Faraday announced today that it has signed "definitive agreements" for "financing commitments" -- secured notes convertible into shares -- totaling $135 million, of which the first $80 million will be funded within 10 business days. The remaining $55 million will be subject to "satisfaction or waiver of certain conditions." But Faraday expects those to be satisfied pretty quickly, to get its hands on the rest of the cash five days after the first tranche is received, and at that point to be ready to start rolling FF 91s off the production line starting by early April, delivering them that same month -- and generating revenue in consequence.

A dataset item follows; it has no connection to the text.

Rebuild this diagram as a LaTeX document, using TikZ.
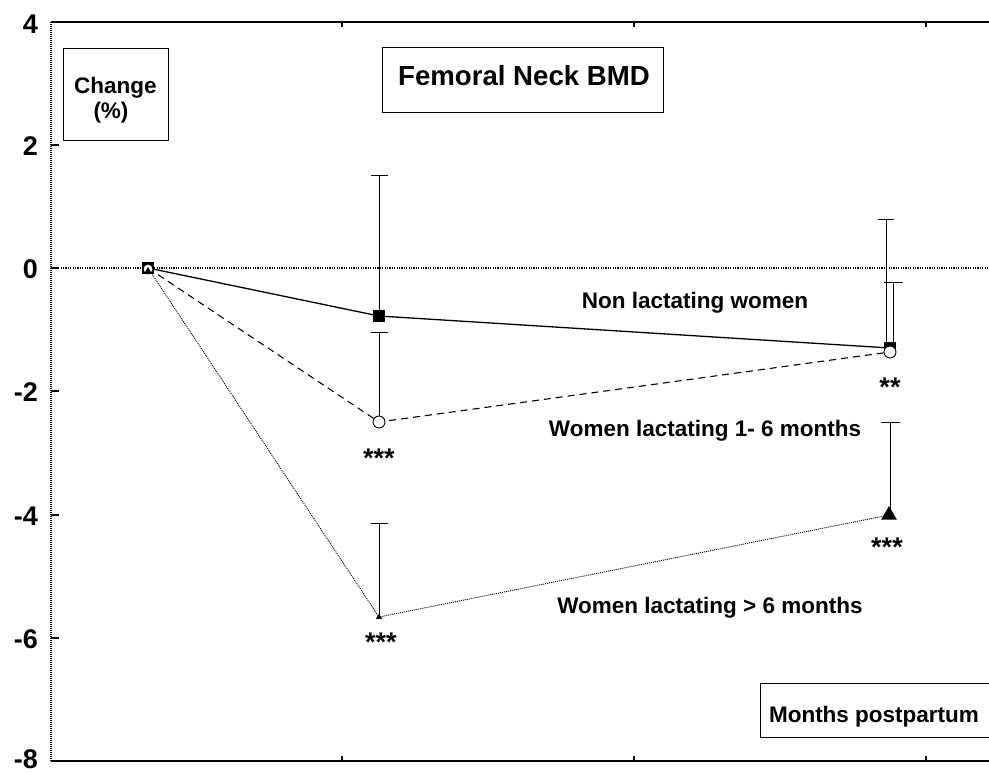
\documentclass[tikz,border=0pt]{standalone}
\usepackage{fontspec}
\setmainfont{Liberation Sans}
\usetikzlibrary{shapes.geometric}
\begin{document}
\begin{tikzpicture}[x=1pt,y=-1pt,
  lab/.style={font=\bfseries\fontsize{22.5}{25}\selectfont, inner sep=0pt},
  titlelab/.style={font=\bfseries\fontsize{27.6}{30}\selectfont, inner sep=0pt},
  ticklab/.style={font=\bfseries\fontsize{27}{29}\selectfont, inner sep=0pt, anchor=east},
  starlab/.style={font=\bfseries\fontsize{27}{28}\selectfont, inner sep=0pt, anchor=base},
  boxed/.style={draw, line width=1pt, inner sep=0pt},
  sq/.style={rectangle, fill=black, minimum size=12pt, inner sep=0pt},
  circ/.style={circle, draw, fill=white, line width=0.9pt, minimum size=12pt, inner sep=0pt},
  tri/.style={regular polygon, regular polygon sides=3, fill=black, minimum size=18pt, inner sep=0pt},
  ebar/.style={line width=1pt},
  solidline/.style={line width=1.3pt},
  dashline/.style={line width=1.1pt, dash pattern=on 7pt off 5pt},
  dotline/.style={line width=0.9pt, dash pattern=on 1pt off 1pt},
  zeroline/.style={line width=2.2pt, dash pattern=on 1.2pt off 1.2pt},
  axisline/.style={line width=1.5pt},
  tickline/.style={line width=1.2pt},
]
\useasboundingbox (0,0) rectangle (989,774);
\fill[white] (0,0) rectangle (989,774);

% frame
\coordinate (tl) at (51,22);
\coordinate (tr) at (989,22);
\coordinate (bl) at (51,761);
\coordinate (br) at (989,761);
\draw[axisline] (tl) -- (tr);
\draw[axisline] (bl) -- (br);
\draw[line width=1.2pt, dash pattern=on 1pt off 1pt] (tl) -- (bl);
\foreach \y in {22,145,268,391,515,638,761} \draw[tickline] (51,\y) -- (59,\y);
\foreach \x in {342,634,926} {
  \draw[tickline] (\x,761) -- (\x,756);
  \draw[tickline] (\x,22) -- (\x,27);
}

% y labels
\node[ticklab] (y4) at (38,24) {4};
\node[ticklab] (y2) at (38,146) {2};
\node[ticklab] (y0) at (38,269) {0};
\node[ticklab] (ym2) at (38,392) {-2};
\node[ticklab] (ym4) at (38,516) {-4};
\node[ticklab] (ym6) at (38,639) {-6};
\node[ticklab] (ym8) at (38,759) {-8};

% zero line
\coordinate (z0) at (51,268);
\coordinate (z1) at (989,268);
\draw[zeroline] (z0) -- (z1);

% data coordinates
\coordinate (p0) at (148,268);
\coordinate (a1) at (379,316);
\coordinate (a2) at (890,348);
\coordinate (b1) at (379,422);
\coordinate (b2) at (890,352);
\coordinate (c1) at (379,617);
\coordinate (c2) at (889,515);

% series lines
\draw[solidline] (p0) -- (a1) -- (a2);
\draw[dashline] (p0) -- (b1) -- (b2);
\draw[dotline] (p0) -- (c1) -- (c2);

% error bars
\coordinate (ea1) at (379,175);
\coordinate (eb1) at (379,332);
\coordinate (ec1) at (379,523);
\coordinate (ea2) at (886,219);
\coordinate (ea2b) at (886,346);
\coordinate (eb2) at (893,282);
\coordinate (eb2b) at (893,348);
\coordinate (ec2) at (890,422);
\coordinate (ec2b) at (890,510);
\draw[ebar] (a1) -- (ea1) ++(-8.5,0) -- ++(17,0);
\draw[ebar] (b1) -- (eb1) ++(-8.5,0) -- ++(17,0);
\draw[ebar] (c1) -- (ec1) ++(-8.5,0) -- ++(17,0);
\draw[ebar] (ea2b) -- (ea2) ++(-8,0) -- ++(16,0);
\draw[ebar] (eb2b) -- (eb2) ++(-9.5,0) -- ++(19,0);
\draw[ebar] (ec2b) -- (ec2) ++(-9.5,0) -- ++(19,0);

% markers
\node[sq] (m0s) at (p0) {};
\node[circ, minimum size=10pt] (m0c) at (148,269) {};
\node[tri, minimum size=8pt] (m0t) at (148,271) {};
\node[sq] (m1s) at (a1) {};
\node[circ] (m1c) at (b1) {};
\node[tri, minimum size=7pt] (m1t) at (c1) {};
\node[sq] (m2s) at (a2) {};
\node[circ] (m2c) at (b2) {};
\node[tri] (m2t) at (c2) {};

% stars
\node[starlab] (s1) at (379,467) {***};
\node[starlab] (s2) at (381,651) {***};
\node[starlab] (s3) at (890,396) {**};
\node[starlab] (s4) at (887,556) {***};

% series labels
\node[lab, anchor=base] (l1) at (695,308) {Non lactating women};
\node[lab, anchor=base] (l2) at (705,436) {Women lactating 1- 6 months};
\node[lab, anchor=base] (l3) at (710,613) {Women lactating > 6 months};

% boxes
\node[boxed, minimum width=105pt, minimum height=92pt] (chgbox) at (115.5,94) {};
\node[lab, anchor=base] (chg1) at (115.5,93) {Change};
\node[lab, anchor=base] (chg2) at (111,118) {(\%)};

\node[boxed, minimum width=281pt, minimum height=65pt] (titlebox) at (522.5,79.5) {};
\node[titlelab, anchor=base] (title) at (524,85) {Femoral Neck BMD};

\coordinate (mb1) at (989,683);
\coordinate (mb2) at (760,683);
\coordinate (mb3) at (760,737);
\coordinate (mb4) at (989,737);
\draw[line width=1pt] (mb1) -- (mb2) -- (mb3) -- (mb4);
\node[lab, anchor=base] (months) at (874,722) {Months postpartum};
\end{tikzpicture}
\end{document}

Farther down the line, Faraday is already laying the groundwork to get its shareholders to approve a sale of additional company shares to "clear the path for additional future financing" that will enable it to ramp production higher.

Now what

So ... good news for Faraday? Investors seem to think so, although it's worth pointing out that Faraday is going another $135 million into hock by raising this cash, and there's no guarantee its new FF 91 will sell well enough to justify the expense. After all, Faraday will be going head to head with Lucid Air electric sedans, which cost about 15% less with 36% better range, and Tesla Model X SUVs, which cost 39% less with only 8% less range.    

And then there's the risk of another share issuance down the road, which will dilute Faraday shareholders -- and the prospect of the convertible shares converting into stock, which will dilute them even more. Seems to me this is a deal in which, heads, Faraday might win, but tails, Faraday shareholders will definitely lose something. Therefore, it's not necessarily a great reason for Faraday stock to go up a lot today.

As for Lordstown and Nio, I suppose from one perspective, Faraday getting hold of a financial lifeline that will help it begin producing is an incremental negative for any EV maker that might have to compete with a new entrant into the market. But honestly, I don't see this as a huge negative for either of them. Lordstown, although in some ways similar to Faraday (no revenue, no profits), at least has more cash on its balance sheet than Faraday -- and a formidable ally in Foxconn, which is contract manufacturing its electric trucks.

Nio, meanwhile, with nearly 290,000 electric cars on the road already, and churning more out at the rate of more than 120,000 a year, is in a different class altogether. Although it's not yet profitable, its sales have already passed the $6 billion-a-year mark, its cash flow is already positive, and analysts polled by S&P Global Market Intelligence believe the company could be as little as one year away from profitability according to generally accepted accounting principles (GAAP).  

If you ask me, Nio has very little to worry about from Faraday. From a Tesla-initiated price war in EVs? Maybe. But not from Faraday.